This is a continuation of my previous question A unitarity axiom in the vector space axioms concerning the unitarity law $1\cdot\boldsymbol x =\boldsymbol x$ in the set of axioms defining the vector space $V$ over a field $F$: \begin{align} \alpha\cdot(\beta\cdot\boldsymbol x)&=(\alpha\,\beta)\cdot\boldsymbol x,\tag1\\ (\alpha+\beta)\cdot\boldsymbol x&=\alpha\cdot\boldsymbol x+\beta\cdot\boldsymbol x,\tag2\\ \alpha\cdot(\boldsymbol x +\boldsymbol y)&=\alpha\cdot\boldsymbol x+\alpha\cdot\boldsymbol y,\tag3\\ 1\cdot\boldsymbol x &=\boldsymbol x\,.\tag4 \end{align} I do not display here the remaining axioms of a commutative group $G=\{+;\boldsymbol x,\boldsymbol y,\ldots\}$ and of the field $F$ above.
We thus have defined set of objects $\boldsymbol x,\boldsymbol
y,\ldots\in V$ supplemented with an external object set
$\alpha,\beta,\ldots\in F$ and interbred them by $(1){-}(4)$. The axiom
$(4)$ is needed to identify the formally independent elements
$\boldsymbol x$ and $1\cdot\boldsymbol x$. This was nicely
elucidated to me by user lhf in the post mentioned above.
Well, let us redefine the $V\to \tilde V$ to be a set of the ordered pairs $(\alpha,\boldsymbol x)\ni\tilde V$ being equivalent to the objects $\alpha\cdot\boldsymbol x\ni V$, and their formal (group) sums $(\alpha,\boldsymbol x)+(\beta,\boldsymbol y)+\cdots\equiv (\gamma,\boldsymbol z)$. It is also assumed that symbols $\boldsymbol x,\boldsymbol y,\boldsymbol z,\ldots$ belong to some infinite set $S$. It follows that we may rewrite the rules $(1){-}(4)$ in the form \begin{align*} (\alpha,(\beta,\boldsymbol x))&=(\alpha\,\beta,\boldsymbol x),\\ (\alpha+\beta,\boldsymbol x)&=(\alpha,\boldsymbol x)+(\beta,\boldsymbol x),\\ (\gamma,(\alpha,\boldsymbol x) +(\beta,\boldsymbol y))&=(\gamma\,\alpha,\boldsymbol x)+(\gamma\,\beta,\boldsymbol y),\tag5 \end{align*} which counts one fewer axiom than $(1){-}(4)$.

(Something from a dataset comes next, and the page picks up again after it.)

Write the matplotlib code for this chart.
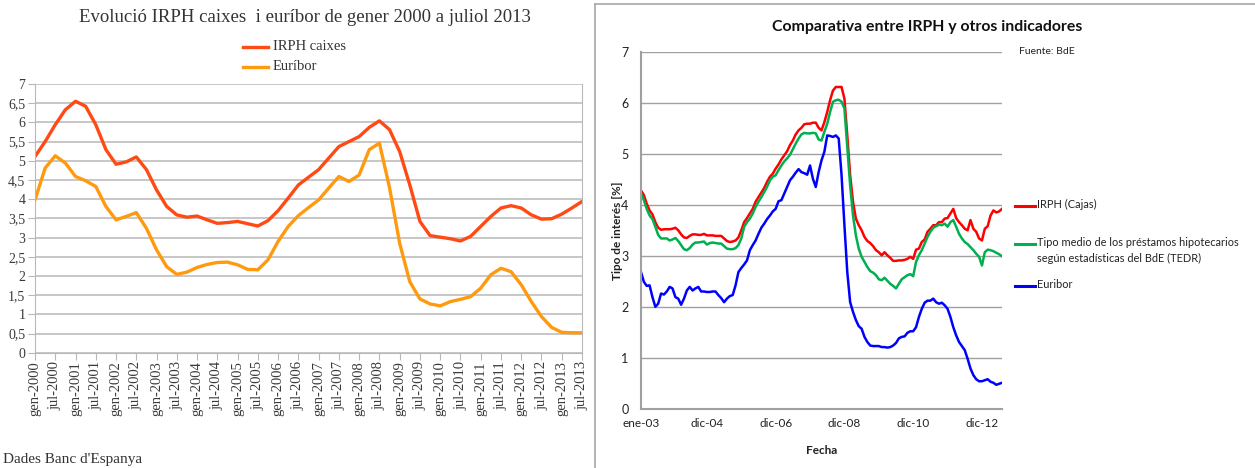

Hereof I conclude that axiom $(4)$ carries just a $\textit{nomenclature}$ meaning and does not touch the algebraic mathematics $(1){-}(3)$ itself. That is notation change $\alpha\cdot\boldsymbol x\rightleftarrows(\alpha,\boldsymbol x)$, $\boldsymbol x\rightleftarrows (1,\boldsymbol x)$; not more. In contrast to this, I $\textit{cannot get rid of}$ $(1){-}(3)$ by any change of notation.
It seems that I can thus formally use this version of the vector space algebra without loss of further generality. May I spare $(4)$ by that or any other way?
PS. Perhaps undefined working rules with (vague) objects/sums like \begin{equation*} (\alpha,\boldsymbol x)+(\beta,\boldsymbol y)+\cdots \end{equation*} miss here. Well, what about \begin{equation*} (\gamma,(\alpha,\boldsymbol x) +(\beta,\boldsymbol y)+\cdots)=(\gamma\,\alpha,\boldsymbol x)+(\gamma\,\beta,\boldsymbol y)+\cdots\,\quad? \end{equation*} which follows from recursive associativity wrt group action $+$: \begin{equation*} A+B+\cdots=A+(B+\cdots). \end{equation*} This is exactly sum of two elements as $(5)$ requires. To put it differently, if the rule $(4)$ can be actually hidden by certain renotation then this axiom is really fictituous and may be discarded in a way.